A porta no quarto do filho, por exemplo, é um aviso para que os pais não invadam o território pueril da imaginação fértil. Uma porta numa sala de reunião é uma forma de dizer à corporação que o que acontece ali fica ali. A porta de casa delimita a partir de onde podemos jogar o tênis para cima, puxar a calça para baixo, tirar a camisa, deixar a samba-canção (ou não), se jogar no sofá e assistir a qualquer coisa inútil na TV aberta — sem ninguém para nos importunar.

A porta do banheiro é a rainha das portas. A mais respeitosa. Soberana. Por ela, daríamos um trono (se é que vocês me entendem). Foi essa porta que te protegeu durante toda a sua infância, quando você deixava a água do chuveiro caindo para enganar sua mãe (jurando que estava no banho). Aquela porta bem que tentou avisar seus pais, mas você tinha um cúmplice, aliás, uma cúmplice: aquela maldita chave! Aos doze anos, você ficava mais tempo atrás daquela porta, é verdade… Mas era por outra razão, meu jovem. Talvez, hoje, por sua culpa a Cantareira esteja apenas com 5% de sua capacidade de abastecimento. Você também é um pouco culpado, é muito fácil xingar os políticos no Twitter.

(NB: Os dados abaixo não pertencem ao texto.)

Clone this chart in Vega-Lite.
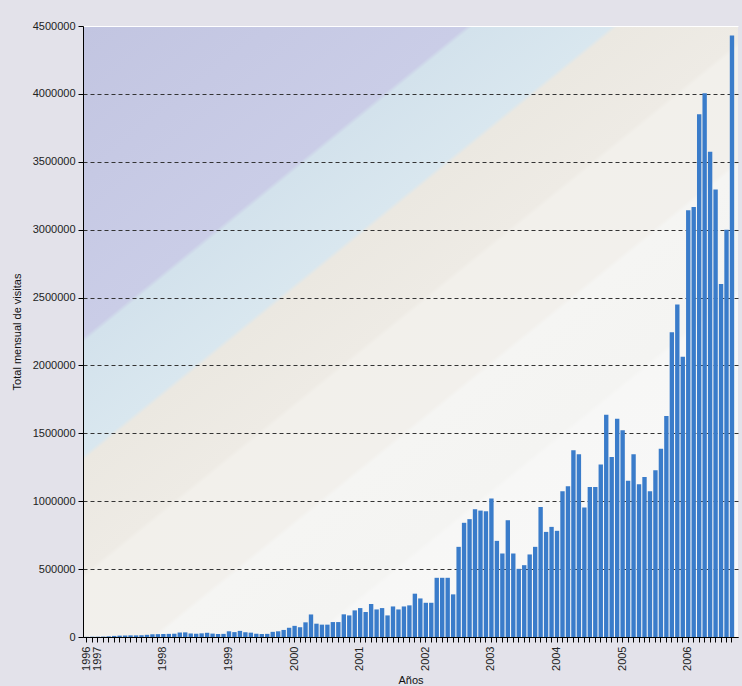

A porta dos fundos talvez seja a mais conhecida e querida do Brasil. Tantos amantes já fugiram por ali. Tantas pizzas já foram entregues de madrugada. Tantas histórias escaparam pela escadaria do prédio — e não por causa de um eventual incêndio. Hoje, essa mesma porta me faz gargalhar no YouTube às segundas, quintas e sábados.

A pessoa burra é burra porque quer, porque tem preguiça de correr (e recorrer) atrás de informações relevantes, de mergulhar fundo nas coisas que lê, ouve ou vê. Uma pessoa burra, na minha opinião talvez nada inteligente, é alguém que tem tudo para ser mais, mas faz mais ou menos de tudo para ser menos. Lê mais ou menos um poema. Ama mais ou menos a vida. Curte mais ou menos um post útil no Facebook. E levanta ferozmente a bandeira de querer ser menos (mas só nas redes sociais!). Quando se trata de conhecimento, não siga o movimento Bauhaus. Menos não é mais. Entendeu? Mais ou menos…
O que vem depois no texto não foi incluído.